The 130+ tok/s numbers likely include speculative token counting (counting proposed-then-rejected MTP tokens) or are burst measurements rather than sustained decode. My 50.5 tok/s is measured as actual output tokens delivered to the client over a 1000-token generation.
-–
## Upstream Issues
- [CUTLASS #3096]( SM120 (Bug) (With FIx)(RTX Blackwell) NVFP4 MoE: CUTLASS Grouped GEMM Produces Garbage Output; Fixed via FlashInfer SM120 Patches + compute_120f (CUDA 13.0) — 39 tok/s Native FP4 · Issue #3096 · NVIDIA/cutlass · GitHub ) – SM120 TMA WS grouped GEMM failure (no NVIDIA response)
- [CUTLASS #2800]( [BUG] [Python DSL] BlockScaledMmaOp restricts FP4 operations to sm_100a only, blocks sm_120/sm_121 · Issue #2800 · NVIDIA/cutlass · GitHub ) – BlockScaledMmaOp restricts FP4 to sm_100a
- [DeepGEMM #236]( Feature Request: Support sm_120 ( 5090 and blackwell 6000 pro ) · Issue #236 · deepseek-ai/DeepGEMM · GitHub ) – SM120 not supported
- [TensorRT-LLM #11368]( [Bug] FP4 CUTLASS GEMM fails on GB10 (SM121) — shared memory overflow from B200-sized tile configs · Issue #11368 · NVIDIA/TensorRT-LLM · GitHub ) – FP4 SMEM overflow on SM121
- [vLLM #35566]( CUDA illegal memory access in MoE layer with MiniMax-M2.5 NVFP4 on Blackwell (SM120) · Issue #35566 · vllm-project/vllm · GitHub ) – CUDA illegal memory access MoE SM120
-–
## Questions for the vLLM Community
1. Has anyone gotten native NVFP4 MoE (not Marlin fallback) working correctly on SM120? If so, what CUTLASS version, CUDA version, and FlashInfer build?
2. Is there a way to retrain or fine-tune MTP draft heads to match Marlin W4A16 activation distributions, so MTP can be useful on the Marlin path?
3. Are there alternative MoE kernel backends being developed (cuDNN grouped GEMM, Triton MoE with NVFP4, custom tile configs) that might bypass the CUTLASS issue?

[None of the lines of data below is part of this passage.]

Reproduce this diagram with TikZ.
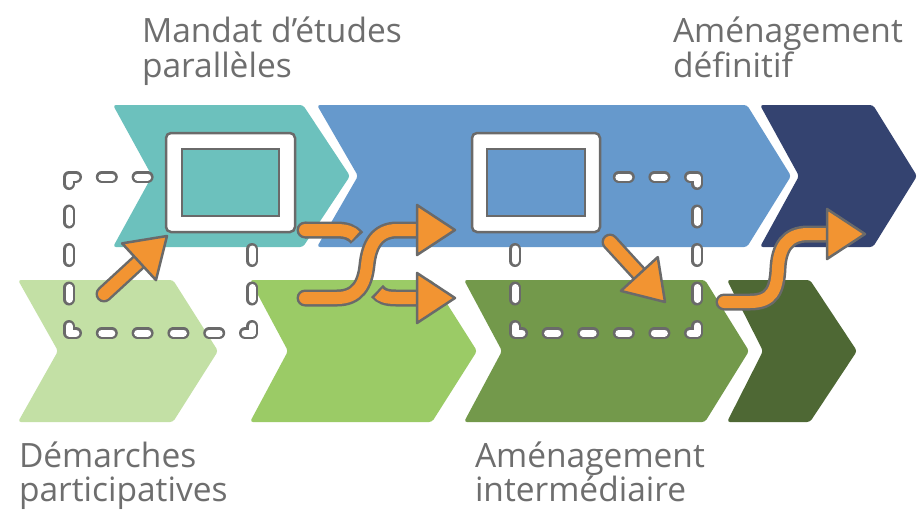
\documentclass[tikz,border=0pt]{standalone}
\usepackage{fontspec}
\setmainfont{Open Sans}
\usetikzlibrary{calc}
\definecolor{tealc}{HTML}{6CC1BD}
\definecolor{bluec}{HTML}{6699CC}
\definecolor{navyc}{HTML}{344370}
\definecolor{lgreen}{HTML}{C3E0A5}
\definecolor{mgreen}{HTML}{9BCB66}
\definecolor{ogreen}{HTML}{73994B}
\definecolor{dgreen}{HTML}{4E6834}
\definecolor{orng}{HTML}{F29432}
\definecolor{gc}{HTML}{6A6A6A}
\definecolor{txt}{HTML}{6E6E6E}
\tikzset{
  dgray/.style={draw=gc, line width=12pt, line cap=round, line join=round},
  dwhite/.style={draw=white, line width=7pt, line cap=round, line join=round},
  frameout/.style={fill=white, draw=gc, line width=2.5pt, rounded corners=5pt},
  framein/.style={draw=gc, line width=2.5pt},
  shout/.style={draw=gc, line width=17pt, line cap=round},
  shin/.style={draw=orng, line width=12pt, line cap=round},
  cutout/.style={draw=gc, line width=17pt},
  cutin/.style={draw=orng, line width=12pt},
  headsty/.style={fill=orng, draw=gc, line width=2.5pt, line join=round},
  lbl/.style={text=txt, inner sep=0pt, outer sep=0pt, anchor=base west, font=\fontsize{33.5pt}{35pt}\selectfont},
}
\newcommand\chevr[7]{\fill[#7, rounded corners=3pt] (#1,#5) -- (#3,#5) -- (#4,{(#5+#6)/2}) -- (#3,#6) -- (#1,#6) -- (#2,{(#5+#6)/2}) -- cycle;}
\newcommand\dashfr[5]{%
  \pgfmathsetmacro\gh{(#3-#1-26-88)/5}%
  \pgfmathsetmacro\gv{(#4-#2-26-72)/4}%
  \draw[#5] ({#1+7},#2) -- (#1,#2) -- (#1,{#2+7});
  \draw[#5] ({#3-7},#2) -- (#3,#2) -- (#3,{#2+7});
  \draw[#5] (#1,{#4-7}) -- (#1,#4) -- ({#1+7},#4);
  \draw[#5] ({#3-7},#4) -- (#3,#4) -- (#3,{#4-7});
  \foreach \i in {1,...,4}{
    \draw[#5] ({#1+13+\i*\gh+(\i-1)*22+6},#2) -- ({#1+13+\i*\gh+\i*22-6},#2);
    \draw[#5] ({#1+13+\i*\gh+(\i-1)*22+6},#4) -- ({#1+13+\i*\gh+\i*22-6},#4);
  }
  \foreach \i in {1,2,3}{
    \draw[#5] (#1,{#2+13+\i*\gv+(\i-1)*24+6}) -- (#1,{#2+13+\i*\gv+\i*24-6});
    \draw[#5] (#3,{#2+13+\i*\gv+(\i-1)*24+6}) -- (#3,{#2+13+\i*\gv+\i*24-6});
  }
}
\newcommand\ahd[2]{%
  \path ($(#1)!38pt!(#2)$) coordinate (hb);
  \draw[headsty] (#1) -- ($(hb)!25pt!90:(#1)$) -- ($(hb)!25pt!-90:(#1)$) -- cycle;}
\begin{document}
\begin{tikzpicture}[x=1pt,y=-1pt]
\useasboundingbox (0,0) rectangle (920,517);
\fill[white] (0,0) rectangle (920,517);
% chevrons, top row
\chevr{113}{152}{303}{350}{105}{247}{tealc}
\chevr{317}{358}{747}{791}{105}{247}{bluec}
\chevr{760}{799}{873}{917}{105}{247}{navyc}
% chevrons, bottom row
\chevr{18}{58}{173}{218}{280}{422}{lgreen}
\chevr{250}{288}{432}{477}{280}{422}{mgreen}
\chevr{464}{502}{705}{749}{280}{422}{ogreen}
\chevr{727}{763}{810}{857}{280}{422}{dgreen}
% dashed frames
\dashfr{69}{177}{252}{333}{dgray}
\dashfr{515}{177}{697}{333}{dgray}
\dashfr{69}{177}{252}{333}{dwhite}
\dashfr{515}{177}{697}{333}{dwhite}
% window icons
\draw[frameout] (166,133) rectangle (295,232);
\draw[framein, fill=tealc] (182,149) rectangle (279,216);
\draw[frameout] (472,133) rectangle (600,232);
\draw[framein, fill=bluec] (487,149) rectangle (585,216);
% arrow 1
\coordinate (s1) at (104,294);
\coordinate (e1) at (167,236);
\path ($(e1)!38pt!(s1)$) coordinate (b1);
\draw[shout] (s1) -- ($(b1)!4pt!(e1)$);
\draw[shin] (s1) -- ($(b1)!4pt!(e1)$);
\ahd{e1}{s1}
% arrow A (crossed under)
\fill[gc] (305,230) circle[radius=8.5pt];
\draw[cutout] (305,230) -- (336,230) .. controls (346,230) and (352,232) .. (357,238);
\fill[orng] (305,230) circle[radius=6pt];
\draw[cutin, shorten >=2.5pt] (305,230) -- (336,230) .. controls (346,230) and (352,232) .. (357,238);
\draw[cutout] (377,291) .. controls (381,296) and (386,298) .. (396,298) -- (421,298);
\draw[cutin, shorten <=2.5pt] (377,291) .. controls (381,296) and (386,298) .. (396,298) -- (421,298);
\coordinate (ta) at (455,298);
\coordinate (ba) at (417,298);
\ahd{ta}{ba}
% arrow B (S curve up)
\draw[shout] (305,298) -- (337,298) .. controls (357,298) and (365,285) .. (367,265) .. controls (369,245) and (377,230) .. (397,230) -- (421,230);
\draw[shin] (305,298) -- (337,298) .. controls (357,298) and (365,285) .. (367,265) .. controls (369,245) and (377,230) .. (397,230) -- (421,230);
\coordinate (tb) at (455,230);
\coordinate (bb) at (417,230);
\ahd{tb}{bb}
% arrow 3
\coordinate (s3) at (610,242);
\coordinate (e3) at (665,302);
\path ($(e3)!38pt!(s3)$) coordinate (b3);
\draw[shout] (s3) -- ($(b3)!4pt!(e3)$);
\draw[shin] (s3) -- ($(b3)!4pt!(e3)$);
\ahd{e3}{s3}
% arrow 4
\draw[shout] (724,302) -- (750,302) .. controls (772,302) and (777,290) .. (778,268) .. controls (779,248) and (787,234) .. (808,234) -- (832,234);
\draw[shin] (724,302) -- (750,302) .. controls (772,302) and (777,290) .. (778,268) .. controls (779,248) and (787,234) .. (808,234) -- (832,234);
\coordinate (t4) at (865,234);
\coordinate (b4) at (827,234);
\ahd{t4}{b4}
% labels
\node[lbl] (t1a) at (142,42) {Mandat d’études};
\node[lbl] (t1b) at (142,77) {parallèles};
\node[lbl] (t2a) at (19,467) {Démarches};
\node[lbl] (t2b) at (19,501) {participatives};
\node[lbl] (t3a) at (475,467) {Aménagement};
\node[lbl] (t3b) at (475,501) {intermédiaire};
\node[lbl] (t4a) at (673,42) {Aménagement};
\node[lbl] (t4b) at (673,77) {définitif};
\end{tikzpicture}
\end{document}
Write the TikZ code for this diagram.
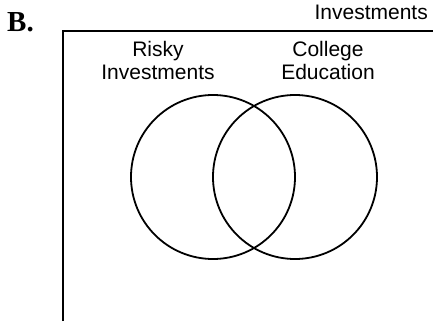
\documentclass[tikz,border=0pt]{standalone}
\usepackage{fontspec}
\setmainfont{Liberation Sans}
\newfontfamily\labelserif{Liberation Serif}
\usetikzlibrary{positioning}

\begin{document}
\begin{tikzpicture}[x=1pt, y=-1pt,
  settext/.style={inner sep=0pt, align=center,
                  font=\fontsize{21}{23}\selectfont},
  setcircle/.style={circle, draw, line width=1.8pt,
                    minimum size=164pt, inner sep=0pt},
  frame/.style={line width=1.8pt}
]
\useasboundingbox (0,0) rectangle (433,321);
% universe frame
\coordinate (corner) at (63,31);
\draw[frame] (corner |- 0,321) -- (corner) -- (433,31);
\node[inner sep=0pt, anchor=base west, font=\labelserif\bfseries\fontsize{29}{30}\selectfont]
  (part) at (7,32) {B.};
\node[settext, anchor=base east] (universe) at (428,20) {Investments};
% the two sets
\node[setcircle] (risky) at (213,177) {};
\node[setcircle] (college) at (295,177) {};
\node[settext] (riskylbl) at (158,60) {Risky\\Investments};
\node[settext] (collegelbl) at (328,60) {College\\Education};
\end{tikzpicture}
\end{document}
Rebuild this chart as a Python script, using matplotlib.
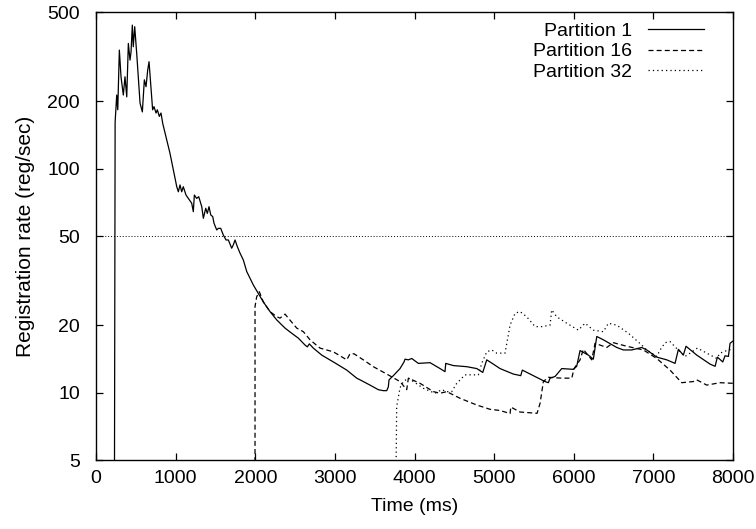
import matplotlib.pyplot as plt

plt.rcParams['font.family'] = ['Liberation Sans', 'DejaVu Sans']

# Partition 1 (solid)
p1_time = [232, 240, 260, 273, 293, 314, 343, 364, 386, 406, 427, 440, 456, 468, 486, 511, 531,
           553, 582, 607, 628, 649, 666, 678, 700, 711, 728, 754, 770, 795, 816, 838, 867, 888,
           929, 971, 1014, 1034, 1055, 1076, 1096, 1130, 1159, 1202, 1222, 1235, 1264, 1290, 1328,
           1348, 1378, 1398, 1419, 1441, 1466, 1482, 1516, 1536, 1566, 1599, 1633, 1662, 1704,
           1724, 1746, 1775, 1809, 1850, 1893, 1976, 2038, 2101, 2185, 2270, 2374, 2458, 2541,
           2625, 2654, 2679, 2729, 2835, 2981, 3149, 3274, 3316, 3441, 3546, 3608, 3651, 3671,
           3680, 3734, 3818, 3868, 3881, 3923, 3965, 4048, 4195, 4321, 4383, 4392, 4488, 4656,
           4782, 4857, 4907, 4990, 5074, 5241, 5334, 5354, 5492, 5639, 5681, 5702, 5765, 5849,
           5995, 6037, 6079, 6183, 6246, 6289, 6372, 6540, 6623, 6728, 6854, 6916, 7042, 7168,
           7272, 7314, 7376, 7410, 7545, 7712, 7775, 7804, 7871, 7900, 7942, 7963, 8001]
p1_rate = [4.5, 161, 213, 183, 338, 257, 213, 257, 209, 362, 305, 332, 437, 350, 430, 327, 257,
           196, 179, 249, 232, 275, 300, 262, 202, 183, 189, 177, 183, 171, 177, 159, 144, 134,
           117, 98.5, 83, 78.8, 84.5, 78.8, 83, 76.2, 73.6, 70, 64.2, 76.2, 73.6, 74.9, 67.6,
           60, 66.5, 63.1, 67.6, 62.1, 61, 57, 53.2, 54.1, 54.1, 50.5, 48, 48, 44.1,
           45.6, 48, 44.8, 41.9, 39.1, 34.7, 30.2, 27.7, 25.4, 23.0, 21.1, 19.4, 18.4, 17.5,
           16.3, 16.0, 16.5, 15.8, 14.7, 13.7, 12.6, 11.6, 11.4, 10.8, 10.3, 10.2, 10.2, 10.6,
           11.4, 11.9, 12.8, 13.7, 14.1, 14.0, 14.2, 13.5, 13.6, 12.8, 12.4, 13.5, 13.2, 13.05,
           12.8, 12.3, 14.0, 13.4, 12.8, 12.1, 11.9, 12.6, 11.9, 11.2, 11.07, 11.6, 11.8, 12.8,
           12.7, 13.1, 15.4, 14.7, 14.1, 17.8, 17.2, 15.9, 15.5, 15.5, 15.9, 15.5, 14.4, 14.0,
           13.5, 15.6, 14.7, 16.1, 14.7, 13.4, 13.1, 14.4, 13.7, 14.6, 14.5, 16.6, 17.0]

# Partition 16 (dashed)
p16_time = [1997, 1997, 2018, 2051, 2101, 2185, 2270, 2311, 2374, 2415, 2521, 2604, 2688, 2813,
            2981, 3149, 3190, 3240, 3357, 3483, 3651, 3818, 3902, 3923, 4069, 4237, 4321, 4405,
            4572, 4782, 4949, 5074, 5200, 5209, 5325, 5539, 5577, 5618, 5681, 5849, 5975, 6004,
            6079, 6120, 6226, 6267, 6414, 6498, 6665, 6874, 7042, 7209, 7356, 7502, 7544, 7670,
            7837, 8001]
p16_rate = [4.5, 24.2, 26.8, 28.2, 25.4, 23.0, 21.8, 21.5, 22.4, 21.5, 19.4, 18.7, 17.2, 15.8,
            15.2, 14.0, 14.9, 14.9, 14.0, 13.05, 12.1, 11.2, 10.3, 11.6, 11.0, 10.1, 9.93, 10.1,
            9.43, 8.8, 8.42, 8.32, 8.06, 8.62, 8.19, 8.08, 8.96, 11.2, 11.7, 11.6, 11.6, 12.8,
            14.0, 15.6, 14.0, 16.6, 15.9, 16.7, 16.1, 15.5, 14.2, 12.6, 11.07, 11.2, 11.4, 10.8,
            11.07, 11.0]

# Partition 32 (dotted)
p32_time = [3768, 3776, 3818, 3860, 3923, 3985, 4111, 4258, 4342, 4405, 4468, 4530, 4635, 4802,
            4844, 4907, 4970, 5032, 5137, 5200, 5263, 5325, 5409, 5514, 5598, 5702, 5723, 5786,
            5912, 6058, 6142, 6246, 6372, 6435, 6540, 6686, 6854, 6916, 7042, 7084, 7147, 7209,
            7272, 7398, 7461, 7553, 7670, 7796, 7837, 7942, 8001]
p32_rate = [4.5, 8.65, 10.5, 11.2, 11.6, 11.2, 10.45, 9.93, 10.3, 10.1, 10.1, 11.0, 12.0, 12.0,
            13.5, 15.2, 15.5, 15.0, 15.0, 20.0, 22.6, 23.0, 21.8, 19.7, 19.7, 20.0, 23.4, 21.8,
            20.4, 19.0, 20.4, 19.0, 18.7, 20.4, 20.0, 18.4, 16.3, 15.5, 14.5, 15.5, 16.7, 16.9,
            16.0, 14.5, 15.0, 15.8, 15.0, 14.2, 15.0, 15.5, 15.6]

threshold = 50
y_ticks = [5, 10, 20, 50, 100, 200, 500]
x_ticks = [0, 1000, 2000, 3000, 4000, 5000, 6000, 7000, 8000]

fig = plt.figure(figsize=(7.56, 5.29), dpi=100)
ax = fig.add_axes([0.127, 0.1304, 0.8426, 0.8469])

ax.plot(p1_time, p1_rate, color='black', linewidth=0.9, linestyle='-', label='Partition 1')
ax.plot(p16_time, p16_rate, color='black', linewidth=0.9, linestyle=(0, (4, 2.5)), label='Partition 16')
ax.plot(p32_time, p32_rate, color='black', linewidth=0.9, linestyle=(0, (1, 2.5)), label='Partition 32')
ax.axhline(threshold, color='black', linewidth=0.7, linestyle=(0, (1, 2)))

ax.set_yscale('log')
ax.set_xlim(0, 8000)
ax.set_ylim(5, 500)
ax.set_yticks(y_ticks)
ax.set_yticklabels([str(v) for v in y_ticks])
ax.minorticks_off()
ax.set_xticks(x_ticks)
ax.set_xticklabels([str(v) for v in x_ticks])

ax.tick_params(direction='in', length=5, width=0.9, top=True, right=True, labelsize=14)
ax.tick_params(axis='y', pad=11.5)
ax.tick_params(axis='x', pad=7)
for sp in ax.spines.values():
    sp.set_linewidth(1.0)

ax.set_xlabel('Time (ms)', fontsize=14, labelpad=8)
ax.set_ylabel('Registration rate (reg/sec)', fontsize=15, labelpad=9)

ax.legend(loc='upper right', bbox_to_anchor=(0.9545, 0.977), frameon=False, markerfirst=False,
          handlelength=2.9, handletextpad=0.8, labelspacing=0.15, fontsize=14,
          borderaxespad=0, borderpad=0)

fig.savefig('out.png', dpi=100)
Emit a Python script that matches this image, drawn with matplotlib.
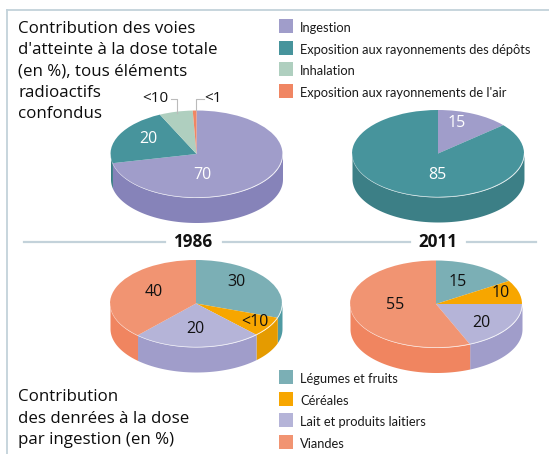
import numpy as np
import matplotlib
matplotlib.use('Agg')
import matplotlib.pyplot as plt

plt.rcParams['font.family'] = ['Open Sans', 'DejaVu Sans']

W, H = 549, 454

# slice values (clockwise from 12 o'clock)
voies_1986 = [71.6, 21.4, 6.3, 0.7]
voies_2011 = [13.7, 86.3]
denrees_1986 = [30.3, 7.4, 24.2, 38.1]
denrees_2011 = [16.1, 8.9, 18.6, 56.4]

voies_labels = ['Ingestion', 'Exposition aux rayonnements des dépôts', 'Inhalation',
                "Exposition aux rayonnements de l'air"]
denrees_labels = ['Légumes et fruits', 'Céréales', 'Lait et produits laitiers', 'Viandes']

# top colour, side colour
PURPLE = ('#A09DCA', '#8683B9')
TEAL = ('#47949C', '#3C7F86')
GREEN = ('#AFCFBF', '#93B8A6')
SALMON = ('#F08663', '#E0785A')
VEG = ('#7BAFB5', '#4F9AA2')
CEREAL = ('#F7A600', '#E59B00')
MILK = ('#B5B4D8', '#A09DCA')
MEAT = ('#F19472', '#F08560')


def draw_pie(fig, cx, cy, values, colors, rx=86, ry=43.5, depth=25):
    # one axes per pie, in a box around the ellipse, scaled to the unit circle
    left = (cx - rx) / W
    bottom = 1 - (cy + ry + depth) / H
    ax = fig.add_axes([left, bottom, 2 * rx / W, (2 * ry + depth) / H])
    ax.axis('off')

    fracs = np.array(values) / sum(values)
    edges = 90 - 360 * np.concatenate([[0], np.cumsum(fracs)])
    drop = depth / ry
    for i, c in enumerate(colors):
        t = np.radians(np.linspace(edges[i], edges[i + 1], 200))
        front = t[np.sin(t) <= 0]
        if len(front) > 1:
            ax.fill_between(np.cos(front), np.sin(front) - drop, np.sin(front),
                            color=c[1], lw=0, clip_on=False)
    ax.pie(values, colors=[c[0] for c in colors], startangle=90, counterclock=False,
           radius=1, wedgeprops=dict(linewidth=0))
    # pale rim on the front of the top face
    rim = np.radians(np.linspace(180, 360, 200))
    ax.plot(np.cos(rim), np.sin(rim), color='white', lw=0.5, alpha=0.4, clip_on=False)
    ax.set_aspect('auto')
    ax.set_xlim(-1, 1)
    ax.set_ylim(-1 - drop, 1)
    return ax


fig = plt.figure(figsize=(W / 100, H / 100), dpi=100)

draw_pie(fig, 196.5, 154, voies_1986, [PURPLE, TEAL, GREEN, SALMON])
draw_pie(fig, 438, 153.5, voies_2011, [PURPLE, TEAL])
draw_pie(fig, 196, 303.5, denrees_1986, [VEG, CEREAL, MILK, MEAT])
draw_pie(fig, 436, 304, denrees_2011, [VEG, CEREAL, MILK, MEAT])

# overlay in pixel coordinates for text, legends and rules
ov = fig.add_axes([0, 0, 1, 1], zorder=5)
ov.set_xlim(0, W)
ov.set_ylim(H, 0)
ov.axis('off')
ov.patch.set_alpha(0)

RULE = '#C3D2DA'
ov.plot([7, W], [10, 10], color=RULE, lw=1.3)
ov.plot([7, 7], [10, H], color=RULE, lw=1.3)
ov.plot([24, 165], [242, 242], color=RULE, lw=1.6)
ov.plot([223, 410], [242, 242], color=RULE, lw=1.6)
ov.plot([467, 536], [242, 242], color=RULE, lw=1.6)
ov.text(193, 242, '1986', fontsize=12.3, fontweight='bold', ha='center', va='center', color='#111111')
ov.text(438, 242, '2011', fontsize=12.3, fontweight='bold', ha='center', va='center', color='#111111')

title_top = ['Contribution des voies', "d'atteinte à la dose totale", '(en %), tous éléments',
             'radioactifs', 'confondus']
for i, line in enumerate(title_top):
    ov.text(18, 29 + i * 21.3, line, fontsize=12.2, va='center', color='#0D0D0D')
title_bot = ['Contribution', 'des denrées à la dose', 'par ingestion (en %)']
for i, line in enumerate(title_bot):
    ov.text(18, 397 + i * 21.6, line, fontsize=12.2, va='center', color='#0D0D0D')

for i, (lab, c) in enumerate(zip(voies_labels, [PURPLE, TEAL, GREEN, SALMON])):
    y = 26 + i * 21.7
    ov.fill_between([279, 293], y - 7, y + 7, color=c[0], lw=0)
    ov.text(300, y + 2, lab, fontsize=9.3, va='center', color='#1A1A1A', family='Lato')
for i, (lab, c) in enumerate(zip(denrees_labels, [VEG, CEREAL, MILK, MEAT])):
    y = 377 + i * 21.7
    ov.fill_between([279, 293], y - 7, y + 7, color=c[0], lw=0)
    ov.text(300, y + 2, lab, fontsize=9.3, va='center', color='#1A1A1A', family='Lato')

# slice labels
for x, y, s, col in [(148, 139, '20', 'white'), (202, 175, '70', 'white'), (457, 123, '15', 'white'),
                     (437, 175, '85', 'white'), (236, 282, '30', '#111111'), (255, 322, '<10', '#111111'),
                     (154, 292, '40', '#111111'), (195, 329, '20', '#111111'), (458, 282, '15', '#111111'),
                     (501, 293, '10', '#111111'), (395, 305, '55', '#111111'), (481, 323, '20', '#111111')]:
    ov.text(x, y, s, fontsize=11.5, ha='center', va='center', color=col)
ov.text(155, 98, '<10', fontsize=11, ha='center', va='center', color='#111111')
ov.text(213, 98, '<1', fontsize=11, ha='center', va='center', color='#111111')
ov.plot([171, 177, 177], [99, 99, 113], color='#BBBBBB', lw=0.8)
ov.plot([204, 196, 196], [99, 99, 110], color='#BBBBBB', lw=0.8)

fig.savefig('out.png', dpi=100)
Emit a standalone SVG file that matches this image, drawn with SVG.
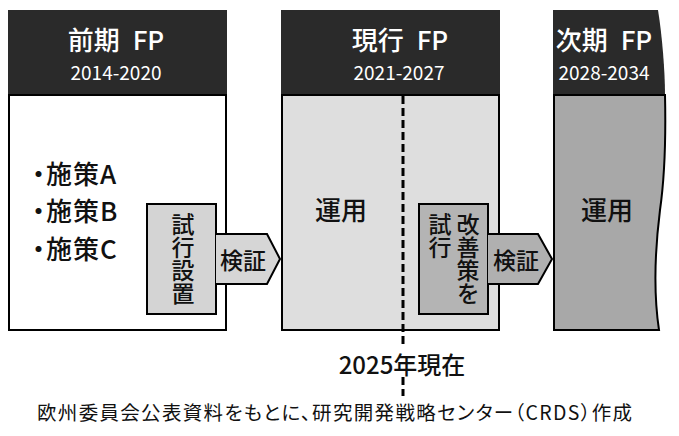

4. For the vLLM maintainers reviewing [PR #36453]( fix: Add SM120 capability family check for FlashInfer NVFP4 MoE backends by brandonmmusic-max · Pull Request #36453 · vllm-project/vllm · GitHub ): the `is_device_capability_family(120)` checks are modeled on the existing `is_device_capability_family(100)` pattern. Should SM120 use a separate code path given the known CUTLASS issues, or should it share the SM100 path with a runtime warning?